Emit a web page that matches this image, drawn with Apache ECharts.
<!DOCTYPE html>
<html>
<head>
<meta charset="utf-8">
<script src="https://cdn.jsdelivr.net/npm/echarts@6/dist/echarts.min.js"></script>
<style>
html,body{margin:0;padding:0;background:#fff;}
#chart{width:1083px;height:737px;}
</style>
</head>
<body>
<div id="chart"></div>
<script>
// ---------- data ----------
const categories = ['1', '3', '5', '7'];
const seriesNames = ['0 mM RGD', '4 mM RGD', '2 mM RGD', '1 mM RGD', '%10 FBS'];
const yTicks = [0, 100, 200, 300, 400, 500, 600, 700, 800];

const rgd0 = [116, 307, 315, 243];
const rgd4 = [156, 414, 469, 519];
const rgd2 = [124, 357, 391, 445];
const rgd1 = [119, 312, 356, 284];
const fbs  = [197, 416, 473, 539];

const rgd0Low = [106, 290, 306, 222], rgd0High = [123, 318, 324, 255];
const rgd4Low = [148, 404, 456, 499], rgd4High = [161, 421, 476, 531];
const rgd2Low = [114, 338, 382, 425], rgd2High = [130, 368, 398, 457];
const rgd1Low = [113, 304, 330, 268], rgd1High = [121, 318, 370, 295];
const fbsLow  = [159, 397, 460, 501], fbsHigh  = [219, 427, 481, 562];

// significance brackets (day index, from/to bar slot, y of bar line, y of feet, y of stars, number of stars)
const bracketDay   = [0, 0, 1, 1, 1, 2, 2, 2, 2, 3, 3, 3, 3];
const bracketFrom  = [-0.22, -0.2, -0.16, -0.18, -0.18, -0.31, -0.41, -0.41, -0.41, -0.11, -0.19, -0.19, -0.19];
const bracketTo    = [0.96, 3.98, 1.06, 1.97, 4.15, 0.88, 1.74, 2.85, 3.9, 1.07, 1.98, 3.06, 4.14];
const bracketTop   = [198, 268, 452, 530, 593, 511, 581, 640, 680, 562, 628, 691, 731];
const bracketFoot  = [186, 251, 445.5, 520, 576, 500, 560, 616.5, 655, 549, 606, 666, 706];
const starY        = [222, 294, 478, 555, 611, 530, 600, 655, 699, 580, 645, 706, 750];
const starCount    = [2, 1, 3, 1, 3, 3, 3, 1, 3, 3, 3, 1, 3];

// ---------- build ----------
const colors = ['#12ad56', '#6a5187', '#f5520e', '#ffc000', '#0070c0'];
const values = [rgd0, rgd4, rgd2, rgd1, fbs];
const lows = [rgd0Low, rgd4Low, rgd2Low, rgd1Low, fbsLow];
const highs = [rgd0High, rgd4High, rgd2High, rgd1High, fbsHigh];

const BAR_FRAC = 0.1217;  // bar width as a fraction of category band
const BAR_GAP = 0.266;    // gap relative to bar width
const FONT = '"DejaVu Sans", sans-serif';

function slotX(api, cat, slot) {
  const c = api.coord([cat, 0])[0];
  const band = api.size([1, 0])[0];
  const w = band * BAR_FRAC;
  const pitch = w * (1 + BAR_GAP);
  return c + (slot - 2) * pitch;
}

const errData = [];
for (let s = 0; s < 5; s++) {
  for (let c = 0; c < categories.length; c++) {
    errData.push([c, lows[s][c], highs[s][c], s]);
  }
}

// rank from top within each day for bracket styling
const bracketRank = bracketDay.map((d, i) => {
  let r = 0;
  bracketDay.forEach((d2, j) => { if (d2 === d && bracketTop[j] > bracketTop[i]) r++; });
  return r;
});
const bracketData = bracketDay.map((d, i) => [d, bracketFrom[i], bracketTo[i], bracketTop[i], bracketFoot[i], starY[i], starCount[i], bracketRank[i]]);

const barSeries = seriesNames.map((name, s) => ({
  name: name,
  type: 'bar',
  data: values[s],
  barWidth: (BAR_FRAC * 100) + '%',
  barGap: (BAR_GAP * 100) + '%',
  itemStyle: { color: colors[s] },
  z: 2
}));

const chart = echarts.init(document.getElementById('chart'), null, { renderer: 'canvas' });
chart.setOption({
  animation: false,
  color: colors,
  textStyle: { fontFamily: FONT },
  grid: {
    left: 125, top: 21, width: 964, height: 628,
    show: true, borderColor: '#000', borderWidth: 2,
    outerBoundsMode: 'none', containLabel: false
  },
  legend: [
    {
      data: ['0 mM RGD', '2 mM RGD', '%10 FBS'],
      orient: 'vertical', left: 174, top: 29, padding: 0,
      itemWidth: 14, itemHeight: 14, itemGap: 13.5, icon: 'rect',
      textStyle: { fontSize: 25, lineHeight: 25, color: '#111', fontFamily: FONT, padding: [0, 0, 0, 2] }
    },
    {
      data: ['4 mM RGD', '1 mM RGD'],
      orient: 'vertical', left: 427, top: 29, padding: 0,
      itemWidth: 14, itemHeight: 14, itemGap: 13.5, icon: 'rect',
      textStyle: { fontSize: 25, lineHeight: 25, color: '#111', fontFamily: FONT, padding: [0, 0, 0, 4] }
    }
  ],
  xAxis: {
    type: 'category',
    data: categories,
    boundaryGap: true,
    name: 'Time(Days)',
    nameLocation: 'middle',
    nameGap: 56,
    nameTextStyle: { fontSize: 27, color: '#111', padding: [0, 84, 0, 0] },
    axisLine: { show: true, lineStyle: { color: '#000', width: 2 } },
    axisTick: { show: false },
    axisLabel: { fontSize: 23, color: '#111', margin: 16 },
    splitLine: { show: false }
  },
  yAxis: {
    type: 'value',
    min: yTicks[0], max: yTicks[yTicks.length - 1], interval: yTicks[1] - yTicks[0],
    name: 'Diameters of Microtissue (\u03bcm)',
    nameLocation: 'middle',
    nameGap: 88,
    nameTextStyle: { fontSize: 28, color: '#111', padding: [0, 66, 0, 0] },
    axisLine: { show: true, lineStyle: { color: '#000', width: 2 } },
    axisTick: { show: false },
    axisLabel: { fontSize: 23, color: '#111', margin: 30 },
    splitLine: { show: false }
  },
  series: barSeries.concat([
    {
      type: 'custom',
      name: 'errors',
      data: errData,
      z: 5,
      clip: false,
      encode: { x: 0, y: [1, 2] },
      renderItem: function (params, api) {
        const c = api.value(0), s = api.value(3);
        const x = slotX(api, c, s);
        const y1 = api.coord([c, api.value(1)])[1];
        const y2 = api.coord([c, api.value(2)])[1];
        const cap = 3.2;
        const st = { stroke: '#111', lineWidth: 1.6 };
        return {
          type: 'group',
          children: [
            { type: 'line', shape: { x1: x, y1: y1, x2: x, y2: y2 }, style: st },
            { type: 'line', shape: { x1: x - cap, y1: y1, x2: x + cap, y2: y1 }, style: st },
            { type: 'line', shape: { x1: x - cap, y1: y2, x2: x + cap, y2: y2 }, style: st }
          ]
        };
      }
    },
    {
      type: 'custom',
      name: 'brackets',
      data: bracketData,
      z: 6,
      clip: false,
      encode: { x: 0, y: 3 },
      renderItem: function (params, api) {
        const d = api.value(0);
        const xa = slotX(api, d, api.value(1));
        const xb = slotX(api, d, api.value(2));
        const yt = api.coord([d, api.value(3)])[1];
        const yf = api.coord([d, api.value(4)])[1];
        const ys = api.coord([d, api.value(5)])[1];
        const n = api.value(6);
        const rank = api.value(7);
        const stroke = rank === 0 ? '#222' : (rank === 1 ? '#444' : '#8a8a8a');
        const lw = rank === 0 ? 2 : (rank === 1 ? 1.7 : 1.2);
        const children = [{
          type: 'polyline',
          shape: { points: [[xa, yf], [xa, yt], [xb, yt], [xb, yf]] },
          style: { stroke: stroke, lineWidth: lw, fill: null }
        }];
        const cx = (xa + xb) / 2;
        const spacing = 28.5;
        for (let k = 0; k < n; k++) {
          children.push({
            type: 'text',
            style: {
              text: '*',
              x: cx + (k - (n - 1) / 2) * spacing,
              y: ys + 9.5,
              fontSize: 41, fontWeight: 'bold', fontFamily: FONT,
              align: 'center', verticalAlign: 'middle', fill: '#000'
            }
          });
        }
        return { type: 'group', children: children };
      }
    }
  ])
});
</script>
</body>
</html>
* * *
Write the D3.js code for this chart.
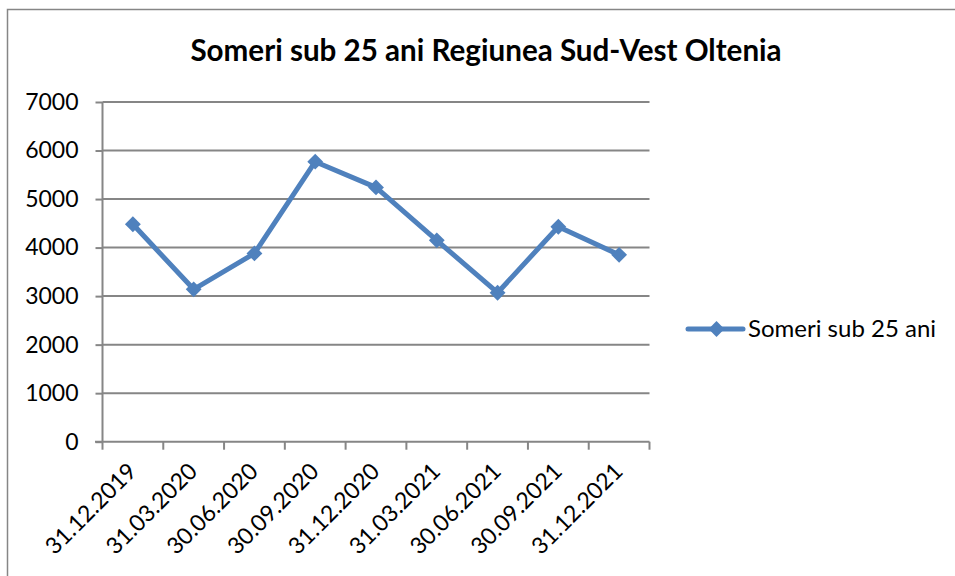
* * *
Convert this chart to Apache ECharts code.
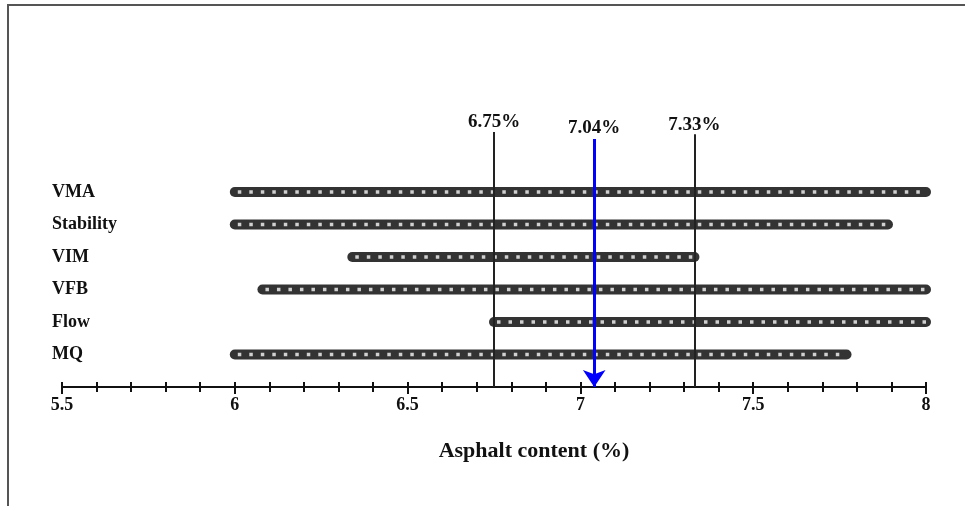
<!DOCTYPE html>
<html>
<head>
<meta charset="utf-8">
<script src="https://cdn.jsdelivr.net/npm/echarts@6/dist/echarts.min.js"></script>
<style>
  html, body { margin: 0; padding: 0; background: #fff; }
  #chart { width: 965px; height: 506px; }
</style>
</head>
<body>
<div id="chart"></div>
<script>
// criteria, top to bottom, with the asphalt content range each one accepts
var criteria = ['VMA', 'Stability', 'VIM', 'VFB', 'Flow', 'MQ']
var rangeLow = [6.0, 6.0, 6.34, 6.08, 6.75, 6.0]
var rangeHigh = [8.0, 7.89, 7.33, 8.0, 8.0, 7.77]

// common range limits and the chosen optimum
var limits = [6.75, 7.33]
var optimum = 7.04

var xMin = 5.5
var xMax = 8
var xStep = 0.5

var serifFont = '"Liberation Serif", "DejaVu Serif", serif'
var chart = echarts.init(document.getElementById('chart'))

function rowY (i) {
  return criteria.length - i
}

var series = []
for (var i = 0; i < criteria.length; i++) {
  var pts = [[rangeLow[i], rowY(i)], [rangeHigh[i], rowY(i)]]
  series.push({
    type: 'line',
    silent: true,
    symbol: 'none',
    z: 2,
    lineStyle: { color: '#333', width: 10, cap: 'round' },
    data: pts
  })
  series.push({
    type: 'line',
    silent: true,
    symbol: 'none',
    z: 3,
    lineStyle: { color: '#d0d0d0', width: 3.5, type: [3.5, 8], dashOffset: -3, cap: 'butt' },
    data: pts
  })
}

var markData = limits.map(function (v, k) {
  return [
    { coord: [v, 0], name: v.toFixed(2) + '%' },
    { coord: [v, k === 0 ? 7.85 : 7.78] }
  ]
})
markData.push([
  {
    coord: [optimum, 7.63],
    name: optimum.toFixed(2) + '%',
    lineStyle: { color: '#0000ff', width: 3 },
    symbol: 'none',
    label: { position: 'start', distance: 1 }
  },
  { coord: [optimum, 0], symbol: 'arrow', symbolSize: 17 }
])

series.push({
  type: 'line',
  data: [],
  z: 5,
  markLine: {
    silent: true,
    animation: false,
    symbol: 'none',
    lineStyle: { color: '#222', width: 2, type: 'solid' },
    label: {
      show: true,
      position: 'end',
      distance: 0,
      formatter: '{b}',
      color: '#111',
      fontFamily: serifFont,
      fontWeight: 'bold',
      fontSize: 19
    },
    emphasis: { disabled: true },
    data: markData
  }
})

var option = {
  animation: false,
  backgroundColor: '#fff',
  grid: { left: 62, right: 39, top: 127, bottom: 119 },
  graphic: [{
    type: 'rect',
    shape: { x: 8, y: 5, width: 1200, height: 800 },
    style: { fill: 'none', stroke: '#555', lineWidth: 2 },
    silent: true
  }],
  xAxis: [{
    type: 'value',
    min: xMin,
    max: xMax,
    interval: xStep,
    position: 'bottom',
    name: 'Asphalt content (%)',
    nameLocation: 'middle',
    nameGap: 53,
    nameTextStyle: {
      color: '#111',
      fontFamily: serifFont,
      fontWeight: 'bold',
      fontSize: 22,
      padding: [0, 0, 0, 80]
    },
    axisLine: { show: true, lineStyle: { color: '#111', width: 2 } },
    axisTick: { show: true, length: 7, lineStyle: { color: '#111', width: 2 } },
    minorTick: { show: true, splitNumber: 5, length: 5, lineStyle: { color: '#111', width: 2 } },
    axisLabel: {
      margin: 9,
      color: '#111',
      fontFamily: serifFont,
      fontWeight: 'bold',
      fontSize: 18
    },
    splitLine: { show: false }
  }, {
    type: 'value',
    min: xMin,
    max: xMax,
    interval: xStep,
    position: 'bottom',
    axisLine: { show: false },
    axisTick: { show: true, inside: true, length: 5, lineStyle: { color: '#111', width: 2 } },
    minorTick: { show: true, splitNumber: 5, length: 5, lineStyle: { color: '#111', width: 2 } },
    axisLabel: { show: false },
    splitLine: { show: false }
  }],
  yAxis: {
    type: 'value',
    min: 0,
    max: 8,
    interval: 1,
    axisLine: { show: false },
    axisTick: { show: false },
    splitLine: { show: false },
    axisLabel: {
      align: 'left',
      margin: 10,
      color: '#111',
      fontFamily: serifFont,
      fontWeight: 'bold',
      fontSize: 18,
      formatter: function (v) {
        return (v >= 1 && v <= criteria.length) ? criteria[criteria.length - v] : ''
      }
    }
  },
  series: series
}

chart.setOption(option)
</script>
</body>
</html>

Goal:
Copy every line of the data that holds the string "this".

Solution:
Emit a web page that matches this image, drawn with Apache ECharts.
Write the D3.js code for this chart.
Convert this chart to Apache ECharts code.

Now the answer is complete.